Asia Bibi eut un autre défenseur, Clément Shahbaz Bhatti, ministre fédéral des Affaires des minorités et bête noire des islamistes. En août 2009, des islamistes avaient en effet incendié une quarantaine de maisons, faisant périr onze personnes. Ils les accusaient d’avoir profané des pages d’un Coran au cours d’un mariage. Le ministre déclara que c’était un coup monté : ils l’assassinèrent en mars 2011.

La charia de la rue

La tension idéologique au Pakistan est telle que le gouvernement n’ose pas appliquer la peine de mort prévue pour les « blasphémateurs » arrêtés. Souvent, ils sont malencontreusement assassinés avant ou après l’arrestation. L’un d’eux fut tué à la hache par un policier. Le parti Tehreek-e-Labaik Pakistan (TLP), fondé en réaction à l’arrestation de Qadri, a pour vocation spéciale la lutte pour la mise à mort de ces « blasphémateurs ».

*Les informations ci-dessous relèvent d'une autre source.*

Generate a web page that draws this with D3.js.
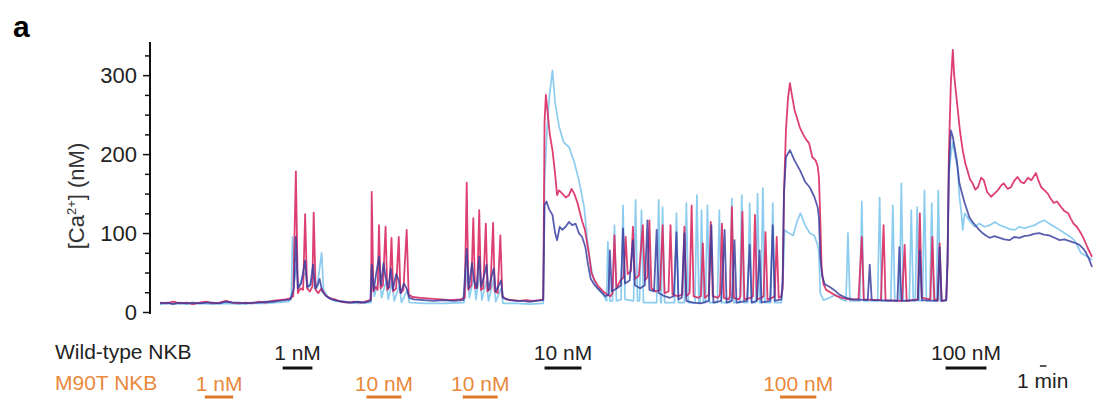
<!DOCTYPE html>
<html>
<head>
<meta charset="utf-8">
<script src="https://cdn.jsdelivr.net/npm/d3@7"></script>
<style>
  body { margin: 0; background: #fff; }
  svg { display: block; font-family: "Liberation Sans", Arial, Helvetica, sans-serif; }
</style>
</head>
<body>
<svg id="chart" width="1098" height="401"></svg>
<script>
// y axis ticks (nM)
const yMajor = [0, 100, 200, 300];
const yMinor = [25, 50, 75, 125, 150, 175, 225, 250, 275, 325];

// [time (min), Ca2+ (nM)]
const traceRed = [
  [0,12],[1,11],[2,13],[3,11],[4,12],[5,10],[6,12],[7,13],[8,11],[9,12],[10,14],[11,12],[12,11],[13,12],[14,11],[15,13],[16,12],[17,14],[18,15],[19,16],[19.6,17],
  [20.2,20],[20.6,178],[20.9,24],[21.3,30],[21.7,28],[22.0,124],[22.3,30],[22.7,26],[23.1,32],[23.3,126],[23.6,28],[24.0,24],[24.5,30],[25.0,22],[25.6,18],[26.5,16],[27.5,13],[28.5,12],[29.5,13],[30.5,12],[31.5,14],[32.0,16],
  [32.1,152],[32.35,26],[32.7,32],[33.0,28],[33.2,110],[33.45,30],[33.8,34],[34.2,108],[34.45,28],[34.8,32],[35.1,94],[35.35,26],[35.8,30],[36.2,95],[36.45,24],[36.9,28],[37.4,104],[37.7,22],[38.3,19],[39.5,18],[41,17],[42.5,16],[44,15],[45.5,16],[46.2,18],
  [46.5,164],[46.75,28],[47.2,34],[47.5,119],[47.75,30],[48.1,32],[48.4,129],[48.65,28],[49.0,30],[49.4,112],[49.65,26],[50.1,30],[50.5,113],[50.75,26],[51.2,24],[51.6,97],[51.9,20],[52.5,16],[53.5,15],[54.5,14],[55.5,15],[56.5,14],[57.5,15],[58.1,16],
  [58.3,240],[58.5,275],[58.8,250],[59.1,225],[59.5,205],[59.9,175],[60.2,148],[60.5,154],[61.0,150],[61.5,145],[62.0,148],[62.4,156],[62.8,150],[63.3,138],[63.6,128],[64.0,115],[64.4,105],[64.8,85],[65.1,70],[65.4,50],[65.9,40],[66.5,32],[67.2,26],[67.8,22],[68.3,20],
  [68.6,24],[68.9,97],[69.2,30],[69.8,40],[70.3,44],[70.6,95],[70.9,48],[71.4,52],[71.7,108],[72.0,42],[72.6,46],[73.2,110],[73.5,40],[73.9,44],[74.2,116],[74.5,30],[75.2,26],[75.8,28],[76.2,110],[76.5,24],[77.1,26],[77.4,110],[77.7,22],[78.5,20],[79.2,22],[79.5,108],[79.8,20],[80.3,24],[80.6,135],[80.9,20],[81.6,18],[82.0,20],[82.3,87],[82.6,18],[83.2,22],[83.5,114],[83.8,20],[84.6,18],[84.9,22],[85.2,112],[85.5,18],[86.2,16],[86.4,20],[86.7,133],[87.0,18],[87.8,16],[88.0,20],[88.3,127],[88.6,16],[89.5,18],[89.9,20],[90.2,123],[90.5,16],[91.2,18],[91.5,20],[91.8,101],[92.1,16],[92.8,18],[93.2,20],[93.5,95],[93.8,18],[94.2,20],
  [94.4,30],[94.6,150],[94.9,230],[95.2,270],[95.5,290],[95.8,275],[96.2,256],[96.6,245],[97.0,234],[97.5,225],[98.0,218],[98.4,214],[98.9,196],[99.4,192],[99.7,185],[99.9,171],[100.1,120],[100.3,57],[100.6,35],[101.0,28],[101.8,24],[102.6,20],[103.4,18],[104.5,16],
  [105.9,16],[106.4,95],[106.7,16],[109.3,15],[109.7,110],[110.0,15],[112.5,14],[112.9,85],[113.2,14],[114.9,16],[115.2,125],[115.5,18],[116.8,16],[117.1,95],[117.4,16],[117.9,15],[118.2,87],[118.5,14],[119.2,15],
  [119.4,60],[119.6,200],[119.9,290],[120.2,332],[120.4,300],[120.9,260],[121.3,228],[121.7,205],[122.1,188],[122.4,180],[122.8,168],[123.2,163],[123.6,155],[124.0,158],[124.5,170],[124.9,167],[125.4,152],[126.0,146],[126.5,150],[127.0,154],[127.5,160],[127.9,163],[128.5,156],[129.0,158],[129.5,166],[130.0,171],[130.5,165],[131.0,163],[131.6,170],[132.1,167],[132.8,176],[133.2,166],[133.6,158],[134.1,154],[134.6,150],[135.0,144],[135.5,138],[136.0,140],[136.6,133],[137.1,128],[137.7,125],[138.1,118],[138.5,112],[139.0,108],[139.6,100],[140.1,92],[140.6,82],[141.3,70]
];

const traceBlue = [
  [0,11],[1,12],[2,10],[3,12],[4,11],[5,12],[6,11],[7,12],[8,12],[9,11],[10,13],[11,12],[12,12],[13,11],[14,12],[15,12],[16,13],[17,13],[18,14],[19,15],[19.8,16],
  [20.3,30],[20.6,95],[20.9,30],[21.4,36],[22.0,65],[22.3,32],[22.8,34],[23.2,60],[23.5,30],[23.9,34],[24.2,42],[24.6,26],[25.2,20],[26,16],[27,14],[28,13],[29,12],[30,13],[31,12],[31.9,14],
  [32.1,60],[32.4,28],[32.8,50],[33.2,70],[33.5,34],[33.9,62],[34.2,44],[34.6,30],[35.0,55],[35.3,28],[35.8,48],[36.2,40],[36.5,24],[37.0,36],[37.4,30],[37.8,18],[38.5,16],[40,15],[41.5,14],[43,15],[44.5,14],[46.0,15],
  [46.5,80],[46.8,30],[47.3,62],[47.6,40],[48.0,30],[48.4,70],[48.7,32],[49.2,48],[49.5,60],[49.8,28],[50.3,46],[50.6,55],[50.9,26],[51.4,34],[51.7,40],[52.0,18],[53,15],[54,14],[55,14],[56,13],[57,14],[58.1,15],
  [58.3,135],[58.6,140],[59.0,130],[59.5,123],[59.9,100],[60.2,91],[60.6,108],[61.0,104],[61.5,108],[62.0,114],[62.5,110],[63.0,112],[63.5,100],[64.0,95],[64.5,82],[64.9,60],[65.3,42],[65.9,34],[66.6,28],[67.5,20],[68.0,22],
  [68.2,78],[68.5,26],[69.3,30],[69.9,34],[70.2,106],[70.5,36],[71.2,40],[71.7,91],[72.0,34],[72.8,30],[73.5,34],[73.9,116],[74.2,28],[74.9,26],[75.3,104],[75.6,24],[76.5,20],[77.3,18],[77.9,20],[78.3,101],[78.6,16],[79.1,18],[79.5,100],[79.8,14],[80.8,12],[82.0,11],[83.2,14],[83.6,110],[83.9,12],[85.1,14],[85.6,104],[85.9,12],[86.7,14],[87.1,91],[87.4,12],[89.0,14],[89.4,85],[89.7,12],[90.5,14],[90.9,78],[91.2,12],[92.5,14],[92.9,110],[93.2,14],[94.2,16],
  [94.4,40],[94.6,150],[94.9,196],[95.5,205],[96.2,192],[97.0,180],[97.8,165],[98.5,158],[99.2,146],[99.7,133],[99.9,120],[100.1,70],[100.4,45],[100.8,35],[101.5,32],[102.2,28],[103,22],[104,18],[105,16],
  [107.3,15],[107.6,60],[107.9,15],[111.8,14],[112.1,82],[112.4,14],[114.9,15],[115.2,78],[115.5,15],[117.9,14],[118.2,82],[118.5,14],[119.2,15],
  [119.4,70],[119.6,180],[119.9,230],[120.2,222],[120.8,192],[121.2,163],[121.6,150],[122.0,138],[122.4,128],[122.7,120],[123.2,114],[123.8,108],[124.2,104],[124.7,100],[125.2,97],[125.8,94],[126.5,96],[127.3,94],[128.0,92],[128.8,91],[129.5,95],[130.3,94],[131.0,96],[131.8,97],[132.5,99],[133.3,100],[134.0,98],[134.8,97],[135.6,94],[136.4,91],[137.1,92],[137.8,90],[138.6,88],[139.4,85],[140.0,80],[140.4,75],[140.9,66],[141.3,57]
];

const traceLight = [
  [0,10],[2,11],[4,10],[6,11],[8,10],[10,11],[12,10],[14,11],[16,11],[18,12],[19.5,13],
  [19.9,20],[20.1,95],[20.4,40],[20.7,60],[21.0,30],[21.6,45],[22.1,50],[22.5,30],[23.0,40],[23.4,45],[23.8,30],[24.5,75],[24.8,28],[25.4,20],[26.5,14],[28,12],[30,11],[32,12],
  [32.2,50],[32.5,20],[33.3,45],[33.6,18],[34.3,40],[34.6,16],[35.2,38],[35.5,14],[36.3,34],[36.6,12],[37.5,28],[37.8,12],[40,11],[43,11],[46.1,12],
  [46.6,55],[46.9,18],[47.6,45],[47.9,16],[48.5,50],[48.8,15],[49.5,40],[49.8,14],[50.6,42],[50.9,13],[51.7,30],[52.0,11],[54,11],[56,10],[58.1,11],
  [58.3,160],[58.6,220],[59.0,270],[59.5,306],[59.9,265],[60.5,235],[61.2,215],[62.0,209],[62.8,190],[63.5,167],[64.3,133],[64.8,91],[65.1,70],[65.6,45],[66.3,30],[67.2,22],[67.7,14],
  [67.9,89],[68.2,14],[68.6,14],[68.9,110],[69.2,14],[69.9,16],[70.2,135],[70.5,16],[71.8,14],[72.1,142],[72.4,14],[72.7,14],[73.0,129],[73.3,12],[75.3,12],[75.6,142],[75.9,12],[76.0,12],[76.2,133],[76.5,12],[78.0,12],[78.3,125],[78.6,12],[79.5,12],[79.8,138],[80.1,12],[81.1,12],[81.4,148],[81.7,12],[81.9,12],[82.1,129],[82.4,12],[82.7,12],[83.0,135],[83.3,12],[84.5,12],[84.8,129],[85.1,12],[86.4,12],[86.7,144],[87.0,12],[87.9,12],[88.2,148],[88.5,12],[89.1,12],[89.4,138],[89.7,12],[90.3,12],[90.6,150],[90.9,12],[91.1,12],[91.4,157],[91.7,12],[92.6,12],[92.9,138],[93.2,12],[94.2,12],
  [94.4,30],[94.7,104],[95.3,100],[96.0,97],[96.6,115],[97.1,125],[97.8,110],[98.5,100],[99.2,97],[99.7,85],[99.9,75],[100.1,24],[100.6,15],[101.5,18],[102.4,22],[103.3,16],
  [104.0,14],[104.3,100],[104.6,14],[106.1,14],[106.4,140],[106.7,14],[108.8,14],[109.1,145],[109.4,14],[110.8,14],[111.1,135],[111.4,14],[112.1,14],[112.4,163],[112.7,14],[113.6,14],[113.9,129],[114.2,14],[114.5,14],[114.8,133],[115.1,14],[115.6,14],[115.9,154],[116.2,14],[116.7,14],[117.0,138],[117.3,14],[117.7,14],[118.0,154],[118.3,14],[119.2,14],
  [119.4,60],[119.6,170],[119.9,200],[120.2,215],[120.6,195],[120.9,184],[121.2,146],[121.5,125],[121.7,104],[122.0,125],[122.7,116],[123.5,108],[124.2,112],[125.0,108],[125.8,110],[126.6,114],[127.3,110],[128.0,108],[128.8,105],[129.6,104],[130.3,108],[131.0,106],[131.8,108],[132.6,110],[133.4,114],[134.1,116],[134.8,112],[135.6,108],[136.4,104],[137.1,100],[137.9,96],[138.6,91],[139.1,84],[139.6,75],[140.2,72],[140.7,70],[141.3,66]
];

// stimulus bars: [label, start min, end min]
const wtStim = [['1 nM', 18.6, 23.1], ['10 nM', 58.3, 63.9], ['100 nM', 119.1, 125.3]];
const m90tStim = [['1 nM', 6.8, 11.1], ['10 nM', 31.3, 36.6], ['10 nM', 45.9, 51.2], ['100 nM', 94.0, 99.5]];

const ORANGE_TEXT = '#e8893c';
const ORANGE_BAR = '#e07a2a';

const svg = d3.select('#chart');

const x = d3.scaleLinear().domain([0, 141.3]).range([160, 1092]);
const y = d3.scaleLinear().domain([0, 342]).range([312, 42]);

// panel letter
svg.append('text')
  .attr('x', 13).attr('y', 37)
  .attr('font-size', 30).attr('font-weight', 'bold')
  .text('a');

// y axis
const axis = svg.append('g').attr('transform', 'translate(150,0)');
axis.call(d3.axisLeft(y).tickValues(yMajor).tickSize(7).tickPadding(6));
axis.append('g').call(d3.axisLeft(y).tickValues(yMinor).tickSize(5).tickFormat(''));
axis.selectAll('.domain').remove();
axis.append('line').attr('x1', 0).attr('x2', 0).attr('y1', 42).attr('y2', 314)
  .attr('stroke', '#111').attr('stroke-width', 2);
axis.selectAll('.tick line').attr('stroke', '#111').attr('stroke-width', 1.5);
axis.selectAll('.tick text')
  .attr('font-size', 22).attr('fill', '#222')
  .attr('font-family', '"Liberation Sans", Arial, sans-serif');

const ylab = svg.append('text')
  .attr('transform', 'translate(84,196) rotate(-90)')
  .attr('text-anchor', 'middle')
  .attr('font-size', 22).attr('fill', '#333');
ylab.append('tspan').text('[Ca');
ylab.append('tspan').attr('font-size', 13).attr('dy', -8).text('2+');
ylab.append('tspan').attr('dy', 8).text('] (nM)');

// traces
const line = d3.line().x(d => x(d[0])).y(d => y(d[1]));
const traces = [
  {data: traceLight, color: '#86c9ee', width: 1.7, opacity: 0.95},
  {data: traceRed, color: '#d92a62', width: 1.8, opacity: 0.9},
  {data: traceBlue, color: '#363a9c', width: 1.8, opacity: 0.82},
];
svg.append('g').selectAll('path')
  .data(traces)
  .enter().append('path')
  .attr('d', d => line(d.data))
  .attr('fill', 'none')
  .attr('stroke', d => d.color)
  .attr('stroke-width', d => d.width)
  .attr('stroke-opacity', d => d.opacity)
  .attr('stroke-linejoin', 'round');

// stimulus annotations
svg.append('text').attr('x', 55).attr('y', 359)
  .attr('font-size', 21).attr('fill', '#222').text('Wild-type NKB');
svg.append('text').attr('x', 55).attr('y', 390)
  .attr('font-size', 21).attr('fill', ORANGE_TEXT).text('M90T NKB');

function stimRow(rows, textY, barY, textColor, barColor) {
  const g = svg.append('g');
  g.selectAll('rect').data(rows).enter().append('rect')
    .attr('x', d => x(d[1]))
    .attr('width', d => x(d[2]) - x(d[1]))
    .attr('y', barY - 1.5).attr('height', 3)
    .attr('fill', barColor);
  g.selectAll('text').data(rows).enter().append('text')
    .attr('x', d => (x(d[1]) + x(d[2])) / 2)
    .attr('y', textY)
    .attr('text-anchor', 'middle')
    .attr('font-size', 21).attr('fill', textColor)
    .text(d => d[0]);
}
stimRow(wtStim, 360, 368, '#222', '#111');
stimRow(m90tStim, 391, 397, ORANGE_TEXT, ORANGE_BAR);

// 1 min scale bar
svg.append('line')
  .attr('x1', x(133.4)).attr('x2', x(134.4))
  .attr('y1', 366).attr('y2', 366)
  .attr('stroke', '#222').attr('stroke-width', 1.5);
svg.append('text').attr('x', 1017).attr('y', 388)
  .attr('font-size', 21).attr('fill', '#222').text('1 min');
</script>
</body>
</html>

Comment cela se terminera-t-il ? Les pressions cumulées de l’Occident et des Pakistanais non islamistes, l’assassinat coup sur coup d’un gouverneur et d’un ministre fédéral, ont procuré à Asia Bibi une publicité dont elle se serait bien passée. La Cour suprême l’a acquittée. En voyant l’ampleur des émeutes et des dégâts, le gouvernement pakistanais semble avoir reculé dans cette affaire, acceptant de négocier avec les islamistes, avant d’annoncer, finalement, la libération d’Asia Bibi. Mais les talibans qui font la loi dans le Khyber Pakhtunkhwa menacent d’étendre leur action à tout le pays si Asia Bibi était libérée.

Une fatwa demande aux chauffeurs des juges de tuer leur patron

En apprenant l’acquittement d’Asia Bibi, le TLP paralysa les grandes villes : Lahore, Islamabad, Karachi, Peshawar. Des islamistes passaient dans les écoles, les commerces et les bureaux pour les obliger à fermer. Ils organisèrent des manifestations simultanées un peu partout pour bloquer les routes : au Pendjab, il y en eut en vingt-cinq endroits différents, d’après les autorités.

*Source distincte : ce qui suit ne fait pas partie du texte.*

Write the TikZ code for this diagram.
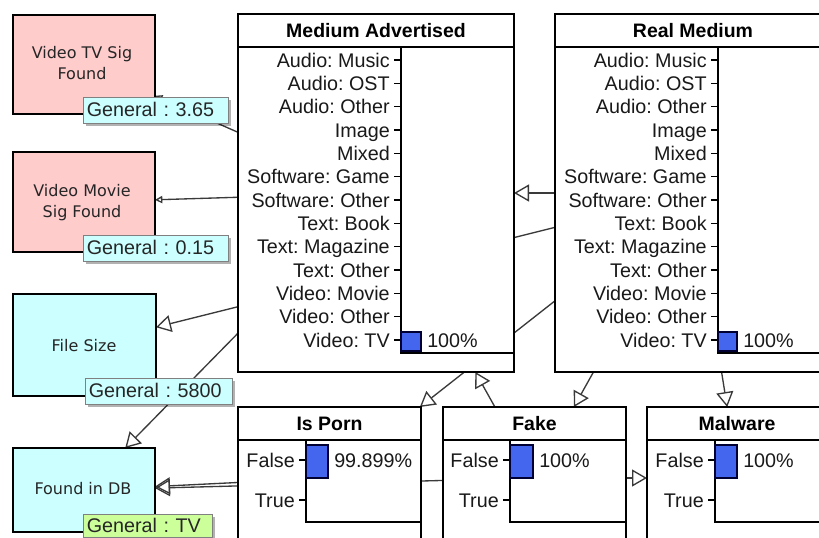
\documentclass[tikz,border=0pt]{standalone}
\usepackage{fontspec}
\setmainfont{Liberation Sans}
\newfontfamily\tahfont{DejaVu Sans}
\usetikzlibrary{arrows.meta,fit,backgrounds,shadows}
\definecolor{pinkfill}{HTML}{FFCCCC}
\definecolor{cyanfill}{HTML}{CCFFFF}
\definecolor{labelfill}{HTML}{CCFFFF}
\definecolor{greenfill}{HTML}{CCFF99}
\definecolor{barblue}{HTML}{4466EE}
\definecolor{edgegray}{HTML}{3A3A3A}
\frenchspacing
\begin{document}
\frenchspacing
\begin{tikzpicture}[x=0.75pt,y=-0.75pt,
  box/.style={draw=black, line width=1.1pt, fill=white, inner sep=0pt, outer sep=0pt},
  varnode/.style={draw=black, line width=1.1pt, inner sep=0pt, outer sep=0pt},
  vartext/.style={inner sep=0pt, align=center,
    font=\tahfont\fontsize{12}{15.75}\selectfont, text=black!85},
  boxline/.style={draw=black, line width=1.1pt},
  titletext/.style={inner sep=0pt, font=\bfseries\fontsize{14.6}{17}\selectfont},
  rowlab/.style={anchor=east, inner sep=0pt, text height=12pt, text depth=1.4pt,
    font=\fontsize{14.8}{17}\selectfont, text=black!90},
  pct/.style={anchor=west, inner sep=0pt, text height=12pt, text depth=1.4pt,
    font=\fontsize{14.8}{17}\selectfont, text=black!90},
  bar/.style={draw=black!80!blue, line width=0.9pt, fill=barblue},
  genlabel/.style={draw=black!50, line width=0.8pt, fill=labelfill, inner ysep=0pt, inner xsep=2.5pt,
    anchor=north west, align=left, minimum height=19.5pt, text depth=1.4pt, text height=11pt,
    font=\fontsize{14.8}{17}\selectfont, text=black!85,
    drop shadow={shadow xshift=1.5pt, shadow yshift=-1.5pt, fill=black, opacity=0.3}},
  edge/.style={draw=edgegray, line width=1pt, -{Triangle[open, length=11.25pt, width=12.75pt]}},
  smalledge/.style={draw=edgegray, line width=1pt, -{Triangle[open, length=5.5pt, width=5.5pt]}}
]
\useasboundingbox (0,0) rectangle (819,537);
\clip (0,0) rectangle (819,537);

% ---------- left variable nodes ----------
\node[varnode, fill=pinkfill, fit={(13,15)(155,114)}] (vtv) {};
\node[vartext] (vtv-t) at (82,63.5) {Video TV Sig\\Found};
\node[varnode, fill=pinkfill, fit={(13,152)(155,252)}] (vmov) {};
\node[vartext] (vmov-t) at (82,203) {Video Movie\\Sig Found};
\node[varnode, fill=cyanfill, fit={(13,294)(156,396)}] (fsize) {};
\node[vartext] (fsize-t) at (84,346) {File Size};
\node[varnode, fill=cyanfill, fit={(13,448)(155,532)}] (fdb) {};
\node[vartext] (fdb-t) at (83,489) {Found in DB};

% ---------- Medium Advertised ----------
\node[box, fit={(238,14)(514,372)}] (ma) {};
\node[titletext] (ma-t) at (376,31) {Medium Advertised};
\draw[boxline] (238,47) -- (514,47);
\draw[boxline] (401,47) -- (401,353) -- (514,353);

% ---------- Real Medium ----------
\node[box, fit={(555,14)(831,372)}] (rm) {};
\node[titletext] (rm-t) at (693,31) {Real Medium};
\draw[boxline] (555,47) -- (831,47);
\draw[boxline] (718,47) -- (718,353) -- (831,353);

\foreach \lab [count=\i from 0] in {Audio: Music,Audio: OST,Audio: Other,Image,Mixed,Software: Game,Software: Other,Text: Book,Text: Magazine,Text: Other,Video: Movie,Video: Other,Video: TV}{
  \node[rowlab] (ma-r\i) at (390,60+23.33*\i) {\lab};
  \draw[line width=0.9pt] (394,60+23.33*\i) -- (401,60+23.33*\i);
  \node[rowlab] (rm-r\i) at (707,60+23.33*\i) {\lab};
  \draw[line width=0.9pt] (711,60+23.33*\i) -- (718,60+23.33*\i);
}
\draw[bar] (401,332) rectangle (421,351);
\node[pct] (ma-p) at (427,340) {100\%};
\draw[bar] (718,332) rectangle (737,351);
\node[pct] (rm-p) at (743,340) {100\%};

% ---------- Is Porn ----------
\node[box, fit={(238,407)(421,549)}] (porn) {};
\node[titletext] (porn-t) at (329.5,423.5) {Is Porn};
\draw[boxline] (238,440) -- (421,440);
\draw[boxline] (306,440) -- (306,522) -- (421,522);
\node[rowlab] (porn-f) at (295,460) {False};
\draw[line width=0.9pt] (299,460) -- (306,460);
\node[rowlab] (porn-tr) at (295,500) {True};
\draw[line width=0.9pt] (299,500) -- (306,500);
\draw[bar] (306,445) rectangle (328,478);
\node[pct] (porn-p) at (334,460) {99.899\%};

% ---------- Fake ----------
\node[box, fit={(443,407)(626,549)}] (fake) {};
\node[titletext] (fake-t) at (534.5,423.5) {Fake};
\draw[boxline] (443,440) -- (626,440);
\draw[boxline] (510,440) -- (510,522) -- (626,522);
\node[rowlab] (fake-f) at (499,460) {False};
\draw[line width=0.9pt] (503,460) -- (510,460);
\node[rowlab] (fake-tr) at (499,500) {True};
\draw[line width=0.9pt] (503,500) -- (510,500);
\draw[bar] (510,445) rectangle (533,478);
\node[pct] (fake-p) at (539,460) {100\%};

% ---------- Malware ----------
\node[box, fit={(647,407)(830,549)}] (mal) {};
\node[titletext] (mal-t) at (737,423.5) {Malware};
\draw[boxline] (647,440) -- (830,440);
\draw[boxline] (715,440) -- (715,522) -- (830,522);
\node[rowlab] (mal-f) at (704,460) {False};
\draw[line width=0.9pt] (708,460) -- (715,460);
\node[rowlab] (mal-tr) at (704,500) {True};
\draw[line width=0.9pt] (708,500) -- (715,500);
\draw[bar] (715,445) rectangle (737,478);
\node[pct] (mal-p) at (743,460) {100\%};

% ---------- value labels ----------
\node[genlabel, text width=103.75pt] (l1) at (83,97) {General : 3.65};
\node[genlabel, text width=103.75pt] (l2) at (83,235) {General : 0.15};
\node[genlabel, text width=105.25pt] (l3) at (85,378) {General : 5800};
\node[genlabel, fill=greenfill, text width=91.75pt, minimum height=17pt] (l4) at (83,514) {General : TV};

% ---------- connectors (behind the boxes) ----------
\begin{pgfonlayer}{background}
  \clip (0,0) rectangle (819,537);
  \fill[white] (0,0) rectangle (819,537);
  \draw[smalledge] (ma) -- (vtv);
  \draw[smalledge] (ma) -- (vmov);
  \draw[edge] (rm) -- (fsize);
  \draw[edge] (ma) -- (fdb);
  \draw[edge] (rm) -- (ma);
  \draw[edge] (rm) -- (porn);
  \draw[edge] (rm) -- (fake);
  \draw[edge] (rm) -- (mal);
  \draw[edge] (fake) -- (ma);
  \draw[edge] (fake) -- (mal);
  \draw[edge] (porn) -- (fdb);
  \draw[edge] (fake) -- (fdb);
\end{pgfonlayer}
\end{tikzpicture}
\end{document}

Une vidéo amateur montre les chefs du mouvement assis devant une foule immense, au milieu des acclamations. L’un d’eux, Pir Afzal Qadri, lance une fatwa : « Ces trois juges sont, d’après la charia, à tuer obligatoirement [« wajibou-l-qatl »]. Si les travailleurs ne peuvent pas parvenir jusqu’à eux, alors, les chauffeurs de ces hommes devront les tuer. Le général Bajwa [commandant en chef de l’armée] n’est pas acceptable pour nous : une décision aussi importante ne peut être applicable sans son accord. Les musulmans parmi les généraux, ont l’obligation de se rebeller contre ceux-là. Il doit y avoir un coup d’État contre Bajwa. Imran Khan [le Premier ministre] a prouvé qu’il n’est qu’un enfant juif. Le gouvernement d’Imran Khan doit être renversé immédiatement, ces trois juges jetés dehors, et un procès leur être intenté. Ils n’ont pas respecté le saint Coran, le hadith honoré, et la loi [la charia]. »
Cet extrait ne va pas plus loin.